** Short problem **
Don't include pictures. Quote the lines below from the first through the line that contains "tctl_a = list(tdie_a)".

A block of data
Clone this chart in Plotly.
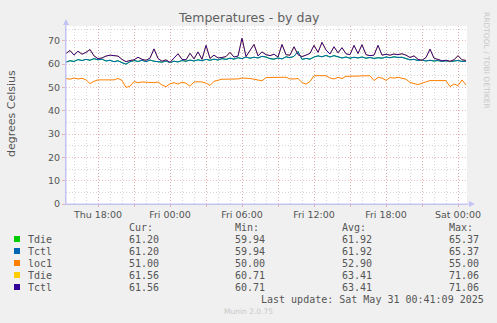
import datetime as dt
import plotly.graph_objects as go

# ---------------- data ----------------
start = dt.datetime(2025, 5, 29, 15, 20)
step_min = 20

# Tctl/Tdie (first sensor pair, identical readings) - teal line
tdie_a = [60.8, 61.4, 61.1, 61.9, 61.5, 62.0, 61.6, 62.3, 61.8, 62.1,
          61.3, 61.6, 61.0, 61.4, 60.6, 59.94, 61.0, 61.5, 61.1, 61.6,
          61.0, 61.7, 61.2, 61.0, 60.8, 61.3, 60.6, 61.2, 60.9, 61.5,
          61.2, 61.7, 61.3, 61.8, 61.4, 62.0, 61.6, 62.1, 61.7, 62.3,
          62.0, 62.5, 62.1, 62.7, 62.3, 63.0, 62.5, 62.9, 62.6, 63.3,
          63.0, 62.3, 62.1, 62.6, 62.2, 63.1, 62.7, 63.3, 65.37, 62.0,
          62.4, 62.1, 63.0, 63.5, 63.1, 63.7, 63.0, 63.6, 63.0, 62.6,
          63.0, 62.5, 62.9, 62.6, 63.0, 62.5, 62.8, 62.4, 62.7, 62.5,
          63.0, 62.7, 63.1, 62.8, 62.9, 62.3, 61.8, 62.0, 61.5, 61.7,
          61.3, 61.6, 61.3, 61.5, 61.1, 61.4, 61.0, 61.3, 61.5, 61.1,
          61.2]
tctl_a = list(tdie_a)

# loc1
loc1 = [53.8, 53.5, 54.0, 53.6, 53.9, 53.2, 51.6, 52.6, 53.2, 53.2,
        53.2, 53.2, 53.2, 53.8, 53.0, 50.0, 50.5, 52.5, 52.0, 52.3,
        52.1, 52.2, 52.0, 52.3, 51.0, 50.3, 51.5, 52.0, 51.4, 52.2,
        51.8, 50.5, 52.3, 52.4, 52.3, 51.8, 50.8, 52.6, 53.0, 53.5,
        53.5, 53.5, 53.5, 53.6, 54.0, 54.0, 53.8, 53.5, 53.0, 52.8,
        54.2, 54.3, 54.3, 54.3, 54.3, 54.3, 53.6, 53.6, 53.8, 52.1,
        51.4, 52.5, 55.0, 55.0, 55.0, 55.0, 54.0, 53.6, 54.3, 53.8,
        54.7, 54.8, 54.8, 54.8, 54.8, 55.0, 55.0, 52.9, 54.3, 54.0,
        53.0, 54.2, 54.0, 54.3, 54.0, 53.5, 52.1, 51.5, 51.2, 51.8,
        52.5, 52.9, 52.9, 52.9, 52.9, 52.9, 50.3, 51.5, 50.7, 53.2,
        51.0]

# Tctl/Tdie (second sensor pair, identical readings) - purple line
tdie_b = [64.5, 65.8, 63.8, 65.5, 64.2, 65.0, 66.2, 63.5, 62.3, 62.6,
          63.4, 63.8, 63.6, 63.4, 62.0, 61.0, 61.5, 61.8, 62.9, 62.0,
          61.6, 62.5, 66.5, 62.4, 61.2, 61.8, 60.71, 62.5, 64.4, 62.0,
          61.8, 64.6, 62.2, 65.2, 62.0, 68.0, 62.4, 63.8, 62.6, 62.8,
          63.2, 65.0, 63.0, 63.4, 71.06, 63.2, 66.0, 68.4, 63.5, 65.2,
          64.0, 63.6, 64.2, 63.0, 68.4, 64.0, 63.8, 67.4, 64.0, 63.2,
          63.8, 64.6, 68.0, 65.0, 69.3, 66.0, 64.3, 67.4, 64.8, 67.0,
          64.4, 64.0, 68.0, 64.5, 68.3, 64.0, 63.6, 63.8, 68.0, 63.8,
          64.2, 63.8, 64.3, 64.0, 64.4, 63.8, 62.8, 63.5, 62.0, 61.6,
          62.8, 66.4, 62.5, 61.8, 61.4, 61.6, 61.2, 61.8, 63.6, 61.8,
          61.56]
tctl_b = list(tdie_b)

times = [start + dt.timedelta(minutes=step_min * i) for i in range(len(tdie_a))]

series_names = ["Tdie", "Tctl", "loc1", "Tdie", "Tctl"]
series_values = [tdie_a, tctl_a, loc1, tdie_b, tctl_b]
series_colors = ["#00CC00", "#0066B3", "#FF8000", "#FFCC00", "#330099"]

cur_vals = ["61.20", "61.20", "51.00", "61.56", "61.56"]
min_vals = ["59.94", "59.94", "50.00", "60.71", "60.71"]
avg_vals = ["61.92", "61.92", "52.90", "63.41", "63.41"]
max_vals = ["65.37", "65.37", "55.00", "71.06", "71.06"]

x_range = [dt.datetime(2025, 5, 29, 15, 20), dt.datetime(2025, 5, 31, 0, 45)]
y_range = [0, 76.3]
major_ticks = [dt.datetime(2025, 5, 29, 18, 0) + dt.timedelta(hours=3 * k) for k in range(11)]
major_text = ["Thu 18:00", "", "Fri 00:00", "", "Fri 06:00", "", "Fri 12:00", "",
              "Fri 18:00", "", "Sat 00:00"]

# ---------------- layout geometry ----------------
W, H = 497, 323
ML, MR, MT, MB = 66, 30, 26, 119
PW, PH = W - ML - MR, H - MT - MB


def px(x):
    return (x - ML) / PW


def py(y):
    return (H - MB - y) / PH


fig = go.Figure()
for name, vals, col in zip(series_names, series_values, series_colors):
    fig.add_trace(go.Scatter(x=times, y=vals, mode="lines", name=name,
                             line=dict(color=col, width=1), hoverinfo="skip"))

major_grid = "rgba(225,140,140,0.6)"
minor_grid = "rgba(180,180,180,0.55)"
axis_col = "#C4C4F4"
txt = "#555555"
dot = "1px,2px"

fig.update_layout(
    width=W, height=H,
    margin=dict(l=ML, r=MR, t=MT, b=MB),
    paper_bgcolor="#F0F0F0", plot_bgcolor="#FFFFFF",
    showlegend=False,
    font=dict(family="DejaVu Sans", color=txt, size=10),
    xaxis=dict(range=x_range, type="date", tickvals=major_ticks, ticktext=major_text,
               showgrid=True, gridcolor=major_grid, griddash=dot, gridwidth=1,
               ticks="outside", ticklen=2, tickcolor=major_grid,
               tickfont=dict(size=9.5, color=txt),
               showline=True, linecolor=axis_col, linewidth=1, zeroline=False,
               minor=dict(dtick=3600000, tick0="2025-05-29 00:00", showgrid=True,
                          gridcolor=minor_grid, griddash=dot, gridwidth=1, ticks="")),
    yaxis=dict(range=y_range, dtick=10, tick0=0,
               showgrid=True, gridcolor=major_grid, griddash=dot, gridwidth=1,
               ticks="outside", ticklen=3, tickcolor=major_grid,
               tickfont=dict(size=9.5, color=txt),
               showline=True, linecolor=axis_col, linewidth=1, zeroline=False,
               minor=dict(dtick=5, showgrid=True, gridcolor=minor_grid,
                          griddash=dot, gridwidth=1, ticks="")),
)

ann = []
shapes = []
# title
ann.append(dict(text="Temperatures - by day", xref="paper", yref="paper",
                x=px(W / 2), y=py(18), xanchor="center", yanchor="middle",
                showarrow=False, font=dict(size=12.5, color="#606060")))
# y axis title
ann.append(dict(text="degrees Celsius", xref="paper", yref="paper",
                x=px(11), y=py(114), textangle=-90, xanchor="center", yanchor="middle",
                showarrow=False, font=dict(size=11, color=txt)))
# rrdtool watermark
ann.append(dict(text="RRDTOOL / TOBI OETIKER", xref="paper", yref="paper",
                x=px(487), y=py(60), textangle=90, xanchor="center", yanchor="middle",
                showarrow=False, font=dict(size=7.5, color="#C8C8C8")))
# axis arrows
shapes.append(dict(type="line", xref="paper", yref="paper", x0=px(66), x1=px(66),
                   y0=py(204), y1=py(22), line=dict(color=axis_col, width=1)))
shapes.append(dict(type="path", xref="paper", yref="paper",
                   path=f"M {px(63)} {py(25)} L {px(69)} {py(25)} L {px(66)} {py(19)} Z",
                   fillcolor=axis_col, line=dict(width=0)))
shapes.append(dict(type="line", xref="paper", yref="paper", x0=px(66), x1=px(470),
                   y0=py(204), y1=py(204), line=dict(color=axis_col, width=1)))
shapes.append(dict(type="path", xref="paper", yref="paper",
                   path=f"M {px(469)} {py(201)} L {px(469)} {py(207)} L {px(475)} {py(204)} Z",
                   fillcolor=axis_col, line=dict(width=0)))

# legend block
mono = dict(family="DejaVu Sans Mono", size=10, color=txt)
header_y = 227
for label, xpos in [("Cur:", 127), ("Min:", 233), ("Avg:", 340), ("Max:", 447)]:
    ann.append(dict(text=label, xref="paper", yref="paper", x=px(xpos), y=py(header_y),
                    xanchor="left", yanchor="middle", showarrow=False, font=mono))
for i, (name, col) in enumerate(zip(series_names, series_colors)):
    yy = 239 + 12 * i
    shapes.append(dict(type="rect", xref="paper", yref="paper",
                       x0=px(14), x1=px(20), y0=py(yy + 3), y1=py(yy - 3),
                       fillcolor=col, line=dict(width=0)))
    ann.append(dict(text=name, xref="paper", yref="paper", x=px(26), y=py(yy),
                    xanchor="left", yanchor="middle", showarrow=False, font=mono))
    for vals, xpos in [(cur_vals, 127), (min_vals, 233), (avg_vals, 340), (max_vals, 447)]:
        ann.append(dict(text=vals[i], xref="paper", yref="paper", x=px(xpos), y=py(yy),
                        xanchor="left", yanchor="middle", showarrow=False, font=mono))
ann.append(dict(text="Last update: Sat May 31 00:41:09 2025", xref="paper", yref="paper",
                x=px(486), y=py(299), xanchor="right", yanchor="middle",
                showarrow=False, font=mono))
ann.append(dict(text="Munin 2.0.75", xref="paper", yref="paper", x=px(248), y=py(311),
                xanchor="center", yanchor="middle", showarrow=False,
                font=dict(family="DejaVu Sans", size=7.5, color="#C8C8C8")))

fig.update_layout(annotations=ann, shapes=shapes)
fig.write_html("out.html", config={"displayModeBar": False})
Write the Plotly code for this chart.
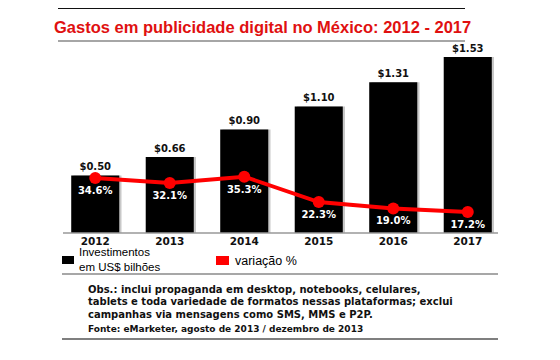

** Exercise answer **
Clone this chart in Plotly.
import datetime as dt
import plotly.graph_objects as go

# ---------------- data ----------------
start = dt.datetime(2025, 5, 29, 15, 20)
step_min = 20

# Tctl/Tdie (first sensor pair, identical readings) - teal line
tdie_a = [60.8, 61.4, 61.1, 61.9, 61.5, 62.0, 61.6, 62.3, 61.8, 62.1,
          61.3, 61.6, 61.0, 61.4, 60.6, 59.94, 61.0, 61.5, 61.1, 61.6,
          61.0, 61.7, 61.2, 61.0, 60.8, 61.3, 60.6, 61.2, 60.9, 61.5,
          61.2, 61.7, 61.3, 61.8, 61.4, 62.0, 61.6, 62.1, 61.7, 62.3,
          62.0, 62.5, 62.1, 62.7, 62.3, 63.0, 62.5, 62.9, 62.6, 63.3,
          63.0, 62.3, 62.1, 62.6, 62.2, 63.1, 62.7, 63.3, 65.37, 62.0,
          62.4, 62.1, 63.0, 63.5, 63.1, 63.7, 63.0, 63.6, 63.0, 62.6,
          63.0, 62.5, 62.9, 62.6, 63.0, 62.5, 62.8, 62.4, 62.7, 62.5,
          63.0, 62.7, 63.1, 62.8, 62.9, 62.3, 61.8, 62.0, 61.5, 61.7,
          61.3, 61.6, 61.3, 61.5, 61.1, 61.4, 61.0, 61.3, 61.5, 61.1,
          61.2]
tctl_a = list(tdie_a)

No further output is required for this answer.